Title: Torn and Frayed
Series: A Gabriel Church Tale, #2
Author: Rodd Clark
Genre: Psychological Thriller
Length: 264 pages
Publisher: Driven Press (9 Jan 2016)
Heat Level: Low
Heart Rating: ♥♥♥2.5 Hearts
Blurb: “Conscience isn’t something all people are born with . . .”
Gabriel Church is a portrait in contrast. It would be easy to get lost in his pale-blue eyes, ache with the need to feel the strength of his masculine frame. He appears to be nothing but animal and instinct. The only people who know the full depth of that truth are dead, murdered, or two thousand miles away.
Gabe is a serial killer. For the first time in his life, he has more on his mind than his own survival. This time he is running from Seattle to protect the only person he thinks innocent in his laundry list of crime and murder: Christian Maxwell, his biographer and unexpected lover.
Drawn to a place he never thought to return, Gabe finds new and different realities. Realities that insist he let go of his tragic past, those incredible perceptions of God, and his own divinity.
He must open his eyes to what the love of a good man can do to heal a broken soul.
But when the killer is confronted by his own willingness to love and sacrifice, he is forced to ultimately ask the question: Just how far will he go to save a life . . . when all he’s ever done is take them?
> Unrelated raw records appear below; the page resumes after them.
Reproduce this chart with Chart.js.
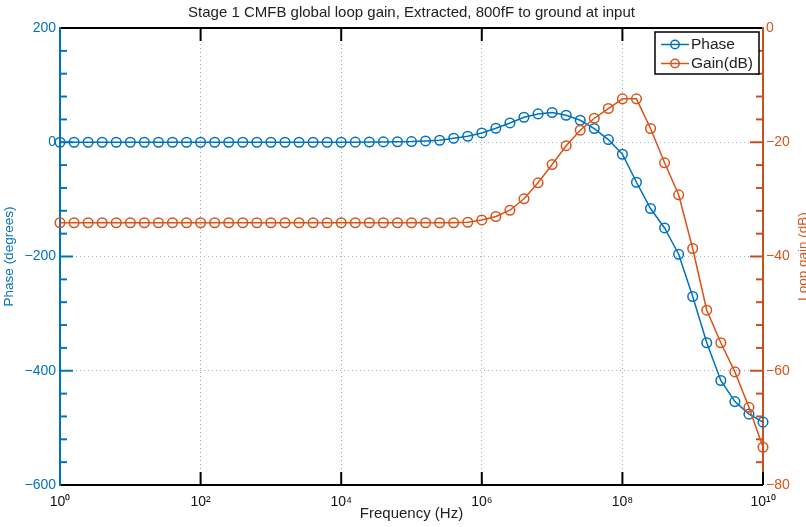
<!DOCTYPE html>
<html>
<head>
<meta charset="utf-8">
<script src="https://cdn.jsdelivr.net/npm/chart.js@4.4.1/dist/chart.umd.min.js"></script>
<style>
  body { margin: 0; background: #fff; }
</style>
</head>
<body>
<canvas id="bodeChart" width="806" height="527"></canvas>
<script>
// Frecuencias del barrido (5 puntos por década)
const freqHz = [
  1e0, 1.585e0, 2.512e0, 3.981e0, 6.31e0,
  1e1, 1.585e1, 2.512e1, 3.981e1, 6.31e1,
  1e2, 1.585e2, 2.512e2, 3.981e2, 6.31e2,
  1e3, 1.585e3, 2.512e3, 3.981e3, 6.31e3,
  1e4, 1.585e4, 2.512e4, 3.981e4, 6.31e4,
  1e5, 1.585e5, 2.512e5, 3.981e5, 6.31e5,
  1e6, 1.585e6, 2.512e6, 3.981e6, 6.31e6,
  1e7, 1.585e7, 2.512e7, 3.981e7, 6.31e7,
  1e8, 1.585e8, 2.512e8, 3.981e8, 6.31e8,
  1e9, 1.585e9, 2.512e9, 3.981e9, 6.31e9,
  1e10
];

// Fase (grados)
const phaseDeg = [
  0, 0, 0, 0, 0,
  0, 0, 0, 0, 0,
  0, 0, 0, 0, 0,
  0, 0, 0, 0, 0,
  0, 0.2, 0.4, 0.6, 0.9,
  1.2, 2.3, 3.5, 7, 10.5,
  16.3, 24.5, 33.8, 43.8, 49.6,
  52, 47.3, 38.5, 24, 4.7,
  -21, -70, -116, -150, -196,
  -270, -351, -417, -454, -476,
  -490
];

// Ganancia de lazo (dB)
const gainDb = [
  -34.1, -34.1, -34.1, -34.1, -34.1,
  -34.1, -34.1, -34.1, -34.1, -34.1,
  -34.1, -34.1, -34.1, -34.1, -34.1,
  -34.1, -34.1, -34.1, -34.1, -34.1,
  -34.1, -34.1, -34.1, -34.1, -34.1,
  -34.1, -34.1, -34.1, -34.1, -34.0,
  -33.6, -33.0, -31.9, -29.9, -27.1,
  -23.9, -20.6, -17.9, -15.8, -14.1,
  -12.4, -12.4, -17.6, -23.6, -29.2,
  -38.6, -49.4, -55.1, -60.2, -66.4,
  -73.4
];

const xTicks = [1e0, 1e2, 1e4, 1e6, 1e8, 1e10];
const xTickLabels = ['10⁰', '10²', '10⁴', '10⁶', '10⁸', '10¹⁰'];
const phaseTicks = [-600, -400, -200, 0, 200];
const gainTicks = [-80, -60, -40, -20, 0];

const AZUL = '#0072BD';
const NARANJA = '#D95319';
const EJE_NARANJA = '#C9501E';
const FUENTE = '"Liberation Sans", Arial, Helvetica, sans-serif';

const menos = v => String(v).replace('-', '\u2212');

// Ejes estilo MATLAB: marcas hacia dentro, menores y marco
const marcos = {
  id: 'marcos',
  beforeDatasetsDraw(chart) {
    const { ctx, chartArea: a, scales } = chart;
    const linea = (x1, y1, x2, y2) => {
      ctx.beginPath();
      ctx.moveTo(x1, y1);
      ctx.lineTo(x2, y2);
      ctx.stroke();
    };
    ctx.save();
    ctx.lineWidth = 2;

    // marcas eje izquierdo (fase)
    ctx.strokeStyle = AZUL;
    for (let v = -600; v <= 200; v += 40) {
      const y = scales.yPhase.getPixelForValue(v);
      linea(a.left, y, a.left + (v % 200 === 0 ? 13 : 7), y);
    }
    // marcas eje derecho (ganancia)
    ctx.strokeStyle = EJE_NARANJA;
    for (let v = -80; v <= 0; v += 4) {
      const y = scales.yGain.getPixelForValue(v);
      linea(a.right, y, a.right - (v % 20 === 0 ? 13 : 7), y);
    }
    // marcas eje x arriba y abajo
    ctx.strokeStyle = '#000';
    xTicks.forEach(f => {
      const x = scales.x.getPixelForValue(f);
      linea(x, a.bottom, x, a.bottom - 13);
      if (f > 1 && f < 1e10) linea(x, a.top, x, a.top + 13);
    });

    // marco
    linea(a.left, a.top, a.right, a.top);
    linea(a.left, a.bottom, a.right, a.bottom);
    ctx.strokeStyle = AZUL;
    linea(a.left, a.top - 1, a.left, a.bottom + 1);
    ctx.strokeStyle = EJE_NARANJA;
    linea(a.right, a.top - 1, a.right, a.bottom - 13);

    // título eje derecho (girado como en MATLAB)
    ctx.fillStyle = NARANJA;
    ctx.font = '13.5px ' + FUENTE;
    ctx.textAlign = 'center';
    ctx.textBaseline = 'middle';
    ctx.translate(803, (a.top + a.bottom) / 2);
    ctx.rotate(-Math.PI / 2);
    ctx.fillText('Loop gain (dB)', 0, 0);
    ctx.restore();
  }
};

// Leyenda con recuadro dentro del área
const leyenda = {
  id: 'leyenda',
  afterDatasetsDraw(chart) {
    const { ctx } = chart;
    const x0 = 655, y0 = 32, w = 104, h = 42;
    ctx.save();
    ctx.fillStyle = '#fff';
    ctx.fillRect(x0, y0, w, h);
    ctx.strokeStyle = '#000';
    ctx.lineWidth = 1.5;
    ctx.strokeRect(x0, y0, w, h);
    chart.data.datasets.forEach((ds, i) => {
      const y = y0 + 12.5 + i * 19;
      ctx.strokeStyle = ds.borderColor;
      ctx.lineWidth = 1.5;
      ctx.beginPath();
      ctx.moveTo(x0 + 6, y);
      ctx.lineTo(x0 + 34, y);
      ctx.stroke();
      ctx.beginPath();
      ctx.arc(x0 + 20, y, 4.2, 0, Math.PI * 2);
      ctx.stroke();
      ctx.fillStyle = '#222';
      ctx.font = '15.5px ' + FUENTE;
      ctx.textAlign = 'left';
      ctx.textBaseline = 'middle';
      ctx.fillText(ds.label, x0 + 36, y + 0.5);
    });
    ctx.restore();
  }
};

const ctx = document.getElementById('bodeChart').getContext('2d');
const bodeChart = new Chart(ctx, {
  type: 'line',
  data: {
    datasets: [
      {
        label: 'Phase',
        data: freqHz.map((f, i) => ({ x: f, y: phaseDeg[i] })),
        yAxisID: 'yPhase',
        borderColor: AZUL,
        borderWidth: 1.5,
        pointRadius: 4.8,
        pointBorderWidth: 1.5,
        pointBackgroundColor: 'rgba(0,0,0,0)',
        pointBorderColor: AZUL,
        tension: 0,
        clip: false,
        order: 1
      },
      {
        label: 'Gain(dB)',
        data: freqHz.map((f, i) => ({ x: f, y: gainDb[i] })),
        yAxisID: 'yGain',
        borderColor: NARANJA,
        borderWidth: 1.5,
        pointRadius: 4.8,
        pointBorderWidth: 1.5,
        pointBackgroundColor: 'rgba(0,0,0,0)',
        pointBorderColor: NARANJA,
        tension: 0,
        clip: false,
        order: 0
      }
    ]
  },
  options: {
    responsive: false,
    animation: false,
    devicePixelRatio: 1,
    layout: { padding: 0 },
    plugins: {
      legend: { display: false },
      tooltip: { enabled: false },
      title: {
        display: true,
        text: 'Stage 1 CMFB global loop gain, Extracted, 800fF to ground at input',
        fullSize: false,
        color: '#222',
        font: { family: FUENTE, size: 15, weight: 'normal' },
        padding: { top: 4, bottom: 6 }
      }
    },
    scales: {
      x: {
        type: 'logarithmic',
        position: 'bottom',
        min: 1,
        max: 1e10,
        afterBuildTicks: s => { s.ticks = xTicks.map(v => ({ value: v })); },
        afterFit: s => { s.height = 42; },
        ticks: {
          autoSkip: false,
          maxRotation: 0,
          padding: 9,
          color: '#111',
          font: { family: FUENTE, size: 14 },
          callback: (v, i) => xTickLabels[i]
        },
        grid: {
          drawTicks: false,
          lineWidth: 1,
          color: c => (c.tick && c.tick.value > 1 && c.tick.value < 1e10) ? '#a8a8a8' : 'rgba(0,0,0,0)'
        },
        border: { display: false, dash: [1, 3] },
        title: {
          display: true,
          text: 'Frequency (Hz)',
          color: '#222',
          font: { family: FUENTE, size: 15 },
          padding: { top: 0, bottom: 4 }
        }
      },
      yPhase: {
        type: 'linear',
        position: 'left',
        min: -600,
        max: 200,
        afterBuildTicks: s => { s.ticks = phaseTicks.map(v => ({ value: v })); },
        afterFit: s => { s.width = 60; },
        ticks: {
          padding: 4,
          color: AZUL,
          font: { family: FUENTE, size: 14 },
          callback: v => menos(v)
        },
        grid: {
          drawTicks: false,
          lineWidth: 1,
          color: c => (c.tick && c.tick.value > -600 && c.tick.value < 200) ? '#8fb3dd' : 'rgba(0,0,0,0)'
        },
        border: { display: false, dash: [1, 3] },
        title: {
          display: true,
          text: 'Phase (degrees)',
          color: AZUL,
          font: { family: FUENTE, size: 13.5 },
          padding: { top: 1, bottom: 0 }
        }
      },
      yGain: {
        type: 'linear',
        position: 'right',
        min: -80,
        max: 0,
        afterBuildTicks: s => { s.ticks = gainTicks.map(v => ({ value: v })); },
        afterFit: s => { s.width = 43; },
        ticks: {
          padding: 3,
          color: NARANJA,
          font: { family: FUENTE, size: 14 },
          callback: v => menos(v)
        },
        grid: { display: false, drawTicks: false },
        border: { display: false }
      }
    }
  },
  plugins: [marcos, leyenda]
});
</script>
</body>
</html>
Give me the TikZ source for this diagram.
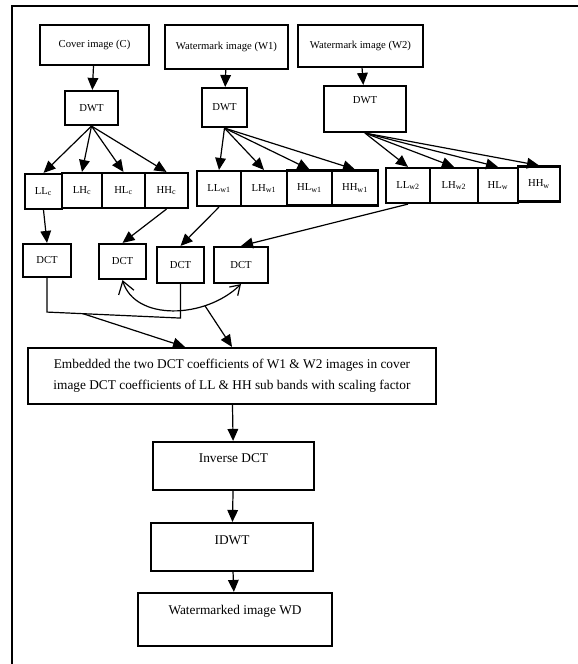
\documentclass[tikz,border=0pt]{standalone}
\usepackage{fontspec}
\setmainfont{Liberation Serif}
\usetikzlibrary{arrows.meta,calc}

\begin{document}
\begin{tikzpicture}[x=0.75pt, y=-0.75pt,
	blk/.style={draw, line width=1.6pt, inner sep=0pt, font=\fontsize{8}{10}\selectfont},
	big/.style={font=\fontsize{10}{12}\selectfont},
	sz/.style 2 args={minimum width=#1*0.75pt, minimum height=#2*0.75pt},
	toptext/.style={text height=6pt, text depth=#1},
	arr/.style={line width=0.9pt, -{Triangle[length=9pt,width=8pt]}}]
	\useasboundingbox (0,0) rectangle (578,664);
	\draw[line width=1.5pt] (12,664) -- (12,6) -- (578,6);
	% inputs and DWT
	\node[blk, sz={109}{40}] (cover) at (94.5,45) {Cover image (C)};
	\node[blk, sz={123}{44}] (wm1) at (226.5,47) {Watermark image (W1)};
	\node[blk, sz={125}{42}] (wm2) at (360.5,46) {Watermark image (W2)};
	\node[blk, sz={53}{34}] (dwtc) at (91.5,108) {DWT};
	\node[blk, sz={45}{39}] (dwt1) at (224.5,107.5) {DWT};
	\node[blk, sz={82}{46}, toptext=13.9pt] (dwt2) at (365,109) {DWT};
	% sub bands
	\foreach \n/\x/\y/\w/\t in {llc/43.5/191.5/37/{LL\textsubscript{c}}, lhc/82/190.5/40/{LH\textsubscript{c}},
		hlc/123.5/190.5/43/{HL\textsubscript{c}}, hhc/166.5/190.5/43/{HH\textsubscript{c}},
		llw1/219/188.5/44/{LL\textsubscript{w1}}, lhw1/264/188.5/46/{LH\textsubscript{w1}},
		hlw1/309.5/188/45/{HL\textsubscript{w1}}, hhw1/355/188/46/{HH\textsubscript{w1}},
		llw2/408/185.5/44/{LL\textsubscript{w2}}, lhw2/454/185.5/48/{LH\textsubscript{w2}},
		hlw2/498/185.5/40/{HL\textsubscript{w}}, hhw2/539/184/42/{HH\textsubscript{w}}}
		\node[blk, sz={\w}{35}] (\n) at (\x,\y) {\t};
	% DCT
	\node[blk, sz={48}{33}] (dct1) at (47,260.5) {DCT};
	\node[blk, sz={47}{35}] (dct2) at (122.5,261.5) {DCT};
	\node[blk, sz={47}{36}] (dct3) at (180.5,265) {DCT};
	\node[blk, sz={54}{36}] (dct4) at (241,265) {DCT};
	% embedding and inverse
	\node[blk, sz={408}{56}, align=center, font=\fontsize{10}{15.5}\selectfont] (embed) at (232,376)
		{Embedded the two DCT coefficients of W1 \& W2 images in cover\\image DCT coefficients of LL \& HH sub bands with scaling factor};
	\node[blk, big, sz={161}{48}, toptext=11.4pt] (idct) at (233.5,466) {Inverse DCT};
	\node[blk, big, sz={162}{48}, toptext=9.9pt] (idwt) at (232,547) {IDWT};
	\node[blk, big, sz={194}{53}, toptext=13.6pt] (wd) at (235,619.5) {Watermarked image WD};

	\draw[arr] (cover) -- (dwtc);
	\draw[arr] (wm1) -- (dwt1);
	\draw[arr] (wm2) -- (dwt2);
	\foreach \s in {llc,lhc,hlc,hhc} \draw[arr] (dwtc.south) -- (\s.north);
	\foreach \s in {llw1,lhw1,hlw1,hhw1} \draw[arr] (dwt1.south) -- (\s.north);
	\foreach \s in {llw2,lhw2,hlw2,hhw2} \draw[arr] (dwt2.south) -- (\s.north);
	\path[arr]
		(llc.south) edge (dct1.north)
		(hhc.south) edge (dct2.north)
		(llw1.south) edge (dct3.north)
		(llw2.south) edge (dct4.north);
	\draw[line width=0.9pt] (dct1.south) -- ++(0,34) coordinate (b1) -- ($(dct3.south)+(0,34)$) coordinate (b3) -- (dct3.south);
	\draw[line width=0.9pt, {Straight Barb[length=9pt,width=12pt]}-{Straight Barb[length=7pt,width=9pt]}]
		(dct2.south) .. controls +(12.5,41) and +(-36,35) .. (dct4.south) coordinate[pos=0.72] (cv);
	\draw[arr] ($(b1)!0.27!(b3)$) -- ($(embed.north)+(-47,0)$);
	\draw[arr] (cv) -- (embed.north);
	\draw[arr] (embed) -- (idct);
	\draw[arr] (idct) -- (idwt);
	\draw[arr] (idwt) -- (wd);
\end{tikzpicture}
\end{document}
Product Link(s): http://www.drivenpress.net/#!torn-and-frayed/gd32c
Review: Just like the first book in this series, I found this one really hard to review. In fact, I’ve sat on my thoughts for a week trying to figure out what the hell to say. You can read my review of the first book, I really did not like Rubble and Wreckage and a lot of it came down to what I saw as fundamental in the plot.
However, I am a stubborn person, especially when it comes to my books. It’s rare that I dislike a book so much that I refuse to read the next book in the series, in the hopes that it has improved or picked up.
So yes, I gave this one a chance.
Torn and Frayed is a direct sequel from Rubble and Wreckage, so it is vital that you have read the first book. If you feel as I do – let your stubbornness guide you, although I found that because of much of what I saw as flaws in book 1 meant that they were also there in book 2. I called them fundamental flaws earlier, because it is the actual basis of the entire plot that I had trouble suspending my disbelief for.
In this installment, serial killer Gabriel Church isn’t so much on the run, but wandering around until he realizes that mentally he is on the run, but from his feelings. This seemed like it could be good; Gabe is realizing his humanity despite the fact there is something in him that means he cannot be like everyone else. After all, he is a sociopath that rationalizes each murder he’s committed without an ounce of remorse.
Once again, for me, I thought back to the Dexter series (books and TV, yes) and thinking about the “Dark Passenger”. The quote used in the blurb instantly sparked my interest because those two words flashed in my head. Perhaps it is my love for how that particular series was written (though, no, I realize Dexter did not have sex with men) and how it was handled that I cannot find myself really liking this series. I don’t know.
Then there is Christian. I have found him to be a hopelessly sad and naïve character. In fact, by the conclusion of this I wanted Christian not only get some sort of counseling but to find a decent guy who isn’t Gabe Church. His and Gabe’s relationship in this book isn’t so much a relationship as it is a series of hook ups.
By the end of the book there is no real conclusion on, in some ways, on this relationship. I didn’t ever expect a HEA but I just wanted something.
This book also had the addition of Detective Scott Keen – and his wife Carol. For me they were an interesting aspect in the story. Of course, it could be because they were new and exciting. For me that was the best part of the entire story. Yet, ultimately, at the same time, for me, it highlighted how naïve Christian is, when you think about it.
Like Rubble and Wreckage, this is described as an erotic romance. It isn’t. It isn’t really a “gay for you” story either, because Gabe, despite the fact he often meets up with Christian for sex, vehemently denies being gay – or bisexual. In fact, in the story he states that sleeping/trolling with women is easier than with gay men.
I feel like I’m in a minority for not liking this series, but there you go, that’s just my opinion, as much as it is worth. I’m not sure who to recommend it to but one thing is for certain: people looking for a romance probably will not like it. Gabe sleeping with Christian is just an incidental part of the plot, I feel.